Instructions for the task: Write the material out again in full, word for word. Do not include the pictures.

──────── Material ────────

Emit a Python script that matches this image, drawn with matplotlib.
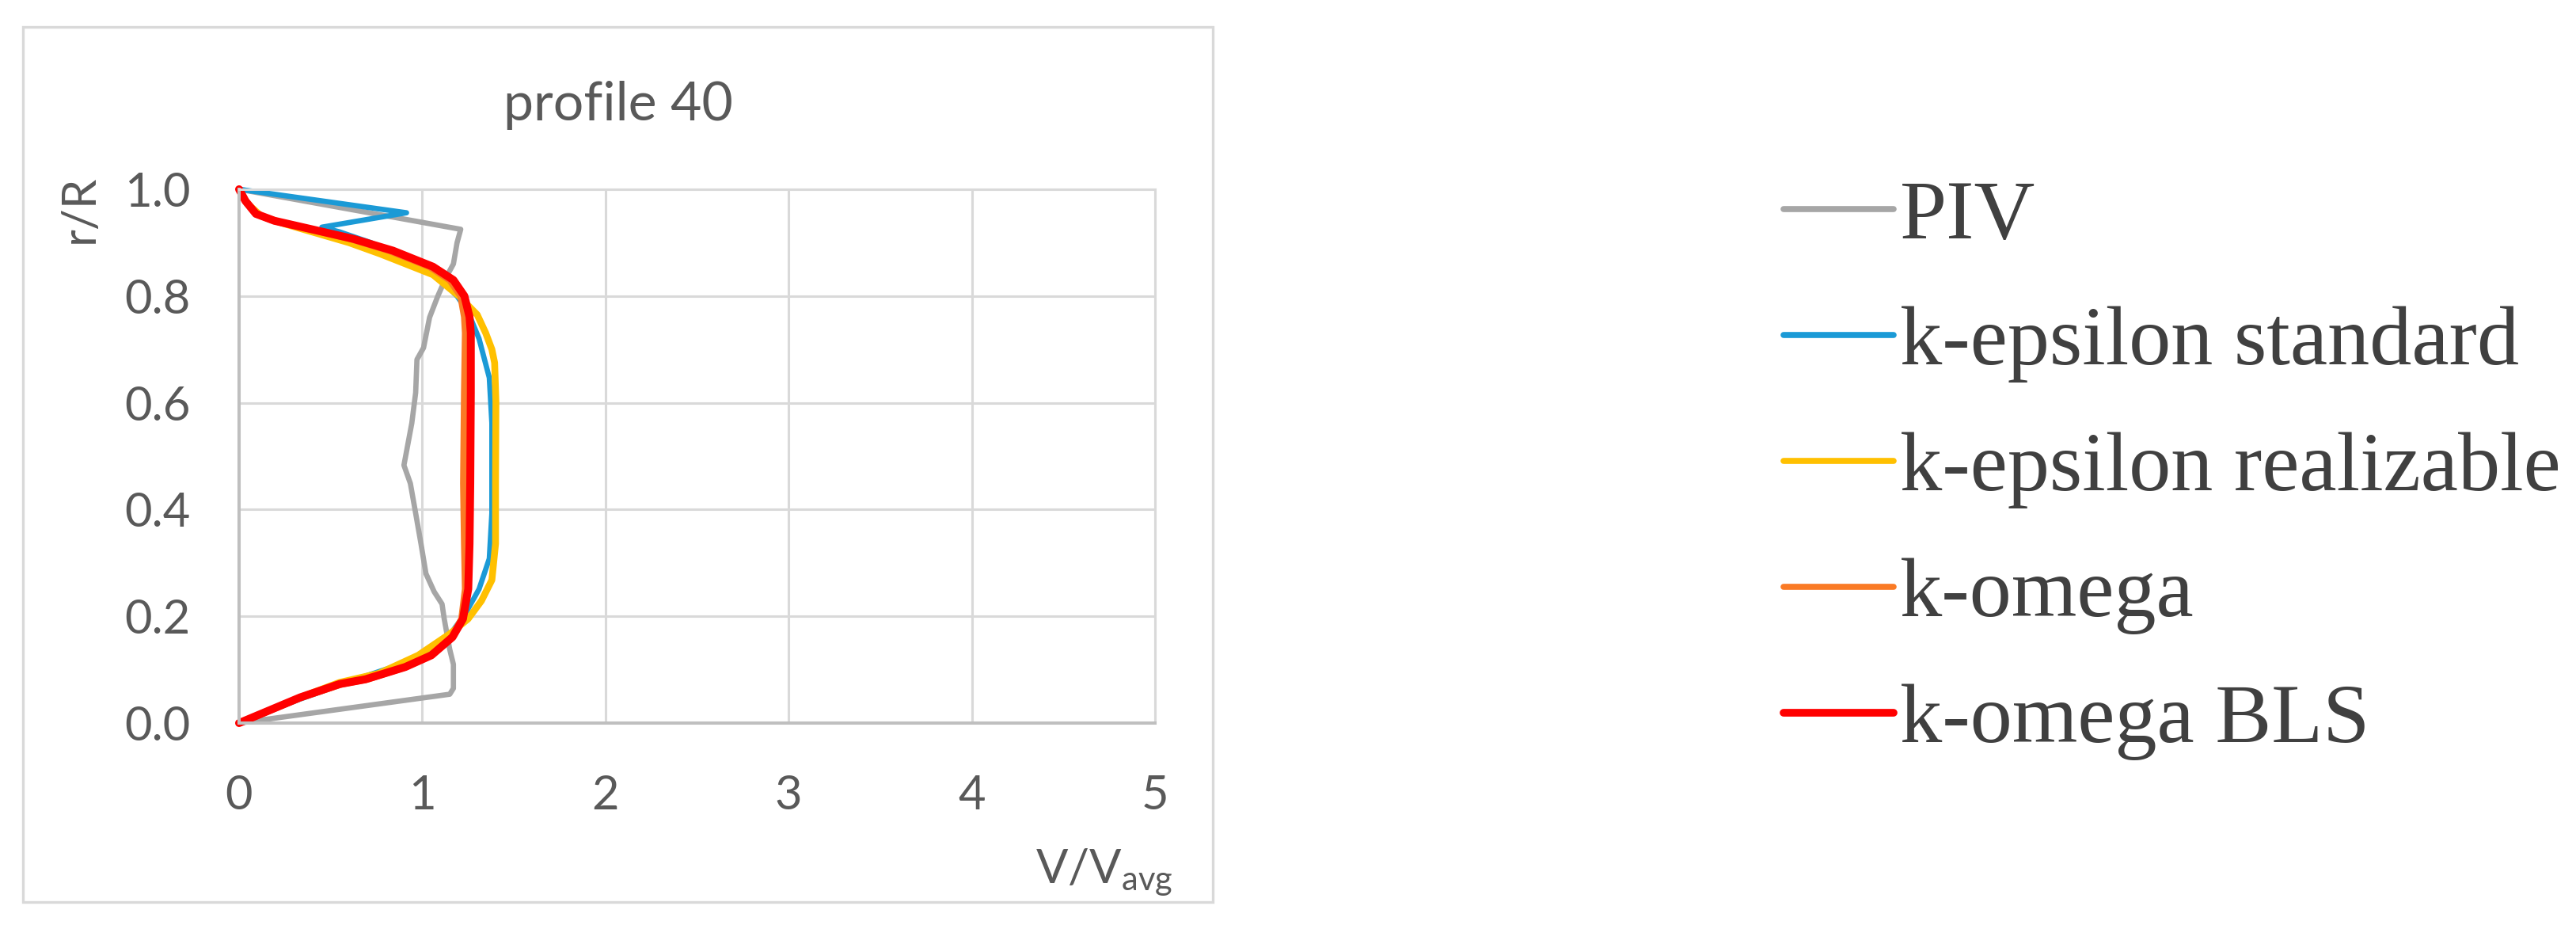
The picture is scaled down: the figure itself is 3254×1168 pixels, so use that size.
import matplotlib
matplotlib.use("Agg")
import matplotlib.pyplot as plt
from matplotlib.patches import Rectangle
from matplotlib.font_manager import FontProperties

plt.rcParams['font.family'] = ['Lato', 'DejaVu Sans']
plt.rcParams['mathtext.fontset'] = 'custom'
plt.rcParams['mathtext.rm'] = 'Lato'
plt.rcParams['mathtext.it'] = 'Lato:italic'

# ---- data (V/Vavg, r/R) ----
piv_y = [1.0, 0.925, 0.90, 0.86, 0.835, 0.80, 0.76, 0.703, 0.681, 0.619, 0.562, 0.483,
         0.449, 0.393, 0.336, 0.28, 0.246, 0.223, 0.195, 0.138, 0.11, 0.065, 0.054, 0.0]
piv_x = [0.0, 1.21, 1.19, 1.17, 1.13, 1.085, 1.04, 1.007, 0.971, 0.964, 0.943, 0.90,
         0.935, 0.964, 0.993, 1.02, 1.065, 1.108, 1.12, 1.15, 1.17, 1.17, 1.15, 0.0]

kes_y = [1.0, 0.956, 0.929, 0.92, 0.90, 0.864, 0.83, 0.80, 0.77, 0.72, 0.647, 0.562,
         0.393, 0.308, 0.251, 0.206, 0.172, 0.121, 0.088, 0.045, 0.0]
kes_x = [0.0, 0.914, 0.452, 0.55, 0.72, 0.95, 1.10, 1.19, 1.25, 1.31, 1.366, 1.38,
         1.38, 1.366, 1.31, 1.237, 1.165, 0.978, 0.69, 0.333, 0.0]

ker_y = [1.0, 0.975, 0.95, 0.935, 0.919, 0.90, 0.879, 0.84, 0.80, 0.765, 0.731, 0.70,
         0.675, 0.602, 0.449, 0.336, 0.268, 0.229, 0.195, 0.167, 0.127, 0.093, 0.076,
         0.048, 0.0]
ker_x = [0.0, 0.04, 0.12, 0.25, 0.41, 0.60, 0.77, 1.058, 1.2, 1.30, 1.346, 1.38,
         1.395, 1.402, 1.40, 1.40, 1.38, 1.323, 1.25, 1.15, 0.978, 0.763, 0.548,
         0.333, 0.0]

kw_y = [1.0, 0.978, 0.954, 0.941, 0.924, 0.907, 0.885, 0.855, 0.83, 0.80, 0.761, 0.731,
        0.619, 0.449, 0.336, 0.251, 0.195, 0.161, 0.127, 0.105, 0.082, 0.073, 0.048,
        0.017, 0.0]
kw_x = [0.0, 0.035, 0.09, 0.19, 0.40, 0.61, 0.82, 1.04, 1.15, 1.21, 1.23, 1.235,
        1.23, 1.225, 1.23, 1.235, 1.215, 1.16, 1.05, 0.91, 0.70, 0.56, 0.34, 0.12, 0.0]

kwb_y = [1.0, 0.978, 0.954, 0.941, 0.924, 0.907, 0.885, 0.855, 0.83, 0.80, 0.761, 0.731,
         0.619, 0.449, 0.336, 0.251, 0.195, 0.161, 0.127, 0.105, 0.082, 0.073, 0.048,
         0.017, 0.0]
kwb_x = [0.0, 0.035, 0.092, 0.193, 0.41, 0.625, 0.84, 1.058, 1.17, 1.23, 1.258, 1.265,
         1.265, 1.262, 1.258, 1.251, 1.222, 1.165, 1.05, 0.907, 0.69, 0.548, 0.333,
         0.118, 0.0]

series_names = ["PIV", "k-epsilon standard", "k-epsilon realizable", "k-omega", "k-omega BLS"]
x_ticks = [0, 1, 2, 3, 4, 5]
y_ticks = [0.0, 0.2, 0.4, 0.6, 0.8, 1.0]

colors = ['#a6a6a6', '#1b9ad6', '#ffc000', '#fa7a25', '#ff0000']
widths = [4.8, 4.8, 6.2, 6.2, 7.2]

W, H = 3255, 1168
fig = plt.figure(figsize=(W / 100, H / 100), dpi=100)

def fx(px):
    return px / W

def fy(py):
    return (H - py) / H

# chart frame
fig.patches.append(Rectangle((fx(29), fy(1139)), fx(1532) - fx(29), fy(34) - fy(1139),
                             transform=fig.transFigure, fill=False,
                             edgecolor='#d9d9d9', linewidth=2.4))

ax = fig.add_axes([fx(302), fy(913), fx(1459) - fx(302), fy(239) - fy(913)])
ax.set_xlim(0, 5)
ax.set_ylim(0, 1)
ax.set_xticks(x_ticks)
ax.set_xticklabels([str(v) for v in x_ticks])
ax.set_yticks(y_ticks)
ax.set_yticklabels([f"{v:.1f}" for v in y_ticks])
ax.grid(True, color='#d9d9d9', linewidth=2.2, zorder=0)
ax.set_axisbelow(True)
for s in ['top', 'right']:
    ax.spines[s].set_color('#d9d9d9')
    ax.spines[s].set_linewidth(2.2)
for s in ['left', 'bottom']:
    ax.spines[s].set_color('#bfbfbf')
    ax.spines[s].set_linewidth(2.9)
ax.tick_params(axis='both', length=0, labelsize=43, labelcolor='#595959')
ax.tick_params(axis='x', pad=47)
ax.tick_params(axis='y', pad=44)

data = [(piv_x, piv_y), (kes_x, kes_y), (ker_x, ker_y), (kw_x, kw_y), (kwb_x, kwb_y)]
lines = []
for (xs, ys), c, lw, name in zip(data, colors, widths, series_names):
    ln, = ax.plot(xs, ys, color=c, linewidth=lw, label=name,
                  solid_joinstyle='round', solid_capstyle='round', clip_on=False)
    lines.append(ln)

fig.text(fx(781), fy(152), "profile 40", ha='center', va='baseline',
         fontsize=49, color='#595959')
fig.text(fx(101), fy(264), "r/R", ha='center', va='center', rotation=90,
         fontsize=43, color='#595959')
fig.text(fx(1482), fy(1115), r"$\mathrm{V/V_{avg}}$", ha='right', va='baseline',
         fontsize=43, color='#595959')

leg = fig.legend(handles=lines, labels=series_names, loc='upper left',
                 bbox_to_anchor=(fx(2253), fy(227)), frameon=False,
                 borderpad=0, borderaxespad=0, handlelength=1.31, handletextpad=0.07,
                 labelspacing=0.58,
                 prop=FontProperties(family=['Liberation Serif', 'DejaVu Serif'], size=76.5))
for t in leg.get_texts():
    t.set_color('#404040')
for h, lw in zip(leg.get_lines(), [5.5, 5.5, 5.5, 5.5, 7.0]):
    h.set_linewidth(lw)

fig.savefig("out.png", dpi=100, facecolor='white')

────────

Task answer:
Emit a Python script that matches this image, drawn with matplotlib.
The picture is scaled down: the figure itself is 3254×1168 pixels, so use that size.
import matplotlib
matplotlib.use("Agg")
import matplotlib.pyplot as plt
from matplotlib.patches import Rectangle
from matplotlib.font_manager import FontProperties

plt.rcParams['font.family'] = ['Lato', 'DejaVu Sans']
plt.rcParams['mathtext.fontset'] = 'custom'
plt.rcParams['mathtext.rm'] = 'Lato'
plt.rcParams['mathtext.it'] = 'Lato:italic'

# ---- data (V/Vavg, r/R) ----
piv_y = [1.0, 0.925, 0.90, 0.86, 0.835, 0.80, 0.76, 0.703, 0.681, 0.619, 0.562, 0.483,
         0.449, 0.393, 0.336, 0.28, 0.246, 0.223, 0.195, 0.138, 0.11, 0.065, 0.054, 0.0]
piv_x = [0.0, 1.21, 1.19, 1.17, 1.13, 1.085, 1.04, 1.007, 0.971, 0.964, 0.943, 0.90,
         0.935, 0.964, 0.993, 1.02, 1.065, 1.108, 1.12, 1.15, 1.17, 1.17, 1.15, 0.0]

kes_y = [1.0, 0.956, 0.929, 0.92, 0.90, 0.864, 0.83, 0.80, 0.77, 0.72, 0.647, 0.562,
         0.393, 0.308, 0.251, 0.206, 0.172, 0.121, 0.088, 0.045, 0.0]
kes_x = [0.0, 0.914, 0.452, 0.55, 0.72, 0.95, 1.10, 1.19, 1.25, 1.31, 1.366, 1.38,
         1.38, 1.366, 1.31, 1.237, 1.165, 0.978, 0.69, 0.333, 0.0]

ker_y = [1.0, 0.975, 0.95, 0.935, 0.919, 0.90, 0.879, 0.84, 0.80, 0.765, 0.731, 0.70,
         0.675, 0.602, 0.449, 0.336, 0.268, 0.229, 0.195, 0.167, 0.127, 0.093, 0.076,
         0.048, 0.0]
ker_x = [0.0, 0.04, 0.12, 0.25, 0.41, 0.60, 0.77, 1.058, 1.2, 1.30, 1.346, 1.38,
         1.395, 1.402, 1.40, 1.40, 1.38, 1.323, 1.25, 1.15, 0.978, 0.763, 0.548,
         0.333, 0.0]

kw_y = [1.0, 0.978, 0.954, 0.941, 0.924, 0.907, 0.885, 0.855, 0.83, 0.80, 0.761, 0.731,
        0.619, 0.449, 0.336, 0.251, 0.195, 0.161, 0.127, 0.105, 0.082, 0.073, 0.048,
        0.017, 0.0]
kw_x = [0.0, 0.035, 0.09, 0.19, 0.40, 0.61, 0.82, 1.04, 1.15, 1.21, 1.23, 1.235,
        1.23, 1.225, 1.23, 1.235, 1.215, 1.16, 1.05, 0.91, 0.70, 0.56, 0.34, 0.12, 0.0]

kwb_y = [1.0, 0.978, 0.954, 0.941, 0.924, 0.907, 0.885, 0.855, 0.83, 0.80, 0.761, 0.731,
         0.619, 0.449, 0.336, 0.251, 0.195, 0.161, 0.127, 0.105, 0.082, 0.073, 0.048,
         0.017, 0.0]
kwb_x = [0.0, 0.035, 0.092, 0.193, 0.41, 0.625, 0.84, 1.058, 1.17, 1.23, 1.258, 1.265,
         1.265, 1.262, 1.258, 1.251, 1.222, 1.165, 1.05, 0.907, 0.69, 0.548, 0.333,
         0.118, 0.0]

series_names = ["PIV", "k-epsilon standard", "k-epsilon realizable", "k-omega", "k-omega BLS"]
x_ticks = [0, 1, 2, 3, 4, 5]
y_ticks = [0.0, 0.2, 0.4, 0.6, 0.8, 1.0]

colors = ['#a6a6a6', '#1b9ad6', '#ffc000', '#fa7a25', '#ff0000']
widths = [4.8, 4.8, 6.2, 6.2, 7.2]

W, H = 3255, 1168
fig = plt.figure(figsize=(W / 100, H / 100), dpi=100)

def fx(px):
    return px / W

def fy(py):
    return (H - py) / H

# chart frame
fig.patches.append(Rectangle((fx(29), fy(1139)), fx(1532) - fx(29), fy(34) - fy(1139),
                             transform=fig.transFigure, fill=False,
                             edgecolor='#d9d9d9', linewidth=2.4))

ax = fig.add_axes([fx(302), fy(913), fx(1459) - fx(302), fy(239) - fy(913)])
ax.set_xlim(0, 5)
ax.set_ylim(0, 1)
ax.set_xticks(x_ticks)
ax.set_xticklabels([str(v) for v in x_ticks])
ax.set_yticks(y_ticks)
ax.set_yticklabels([f"{v:.1f}" for v in y_ticks])
ax.grid(True, color='#d9d9d9', linewidth=2.2, zorder=0)
ax.set_axisbelow(True)
for s in ['top', 'right']:
    ax.spines[s].set_color('#d9d9d9')
    ax.spines[s].set_linewidth(2.2)
for s in ['left', 'bottom']:
    ax.spines[s].set_color('#bfbfbf')
    ax.spines[s].set_linewidth(2.9)
ax.tick_params(axis='both', length=0, labelsize=43, labelcolor='#595959')
ax.tick_params(axis='x', pad=47)
ax.tick_params(axis='y', pad=44)

data = [(piv_x, piv_y), (kes_x, kes_y), (ker_x, ker_y), (kw_x, kw_y), (kwb_x, kwb_y)]
lines = []
for (xs, ys), c, lw, name in zip(data, colors, widths, series_names):
    ln, = ax.plot(xs, ys, color=c, linewidth=lw, label=name,
                  solid_joinstyle='round', solid_capstyle='round', clip_on=False)
    lines.append(ln)

fig.text(fx(781), fy(152), "profile 40", ha='center', va='baseline',
         fontsize=49, color='#595959')
fig.text(fx(101), fy(264), "r/R", ha='center', va='center', rotation=90,
         fontsize=43, color='#595959')
fig.text(fx(1482), fy(1115), r"$\mathrm{V/V_{avg}}$", ha='right', va='baseline',
         fontsize=43, color='#595959')

leg = fig.legend(handles=lines, labels=series_names, loc='upper left',
                 bbox_to_anchor=(fx(2253), fy(227)), frameon=False,
                 borderpad=0, borderaxespad=0, handlelength=1.31, handletextpad=0.07,
                 labelspacing=0.58,
                 prop=FontProperties(family=['Liberation Serif', 'DejaVu Serif'], size=76.5))
for t in leg.get_texts():
    t.set_color('#404040')
for h, lw in zip(leg.get_lines(), [5.5, 5.5, 5.5, 5.5, 7.0]):
    h.set_linewidth(lw)

fig.savefig("out.png", dpi=100, facecolor='white')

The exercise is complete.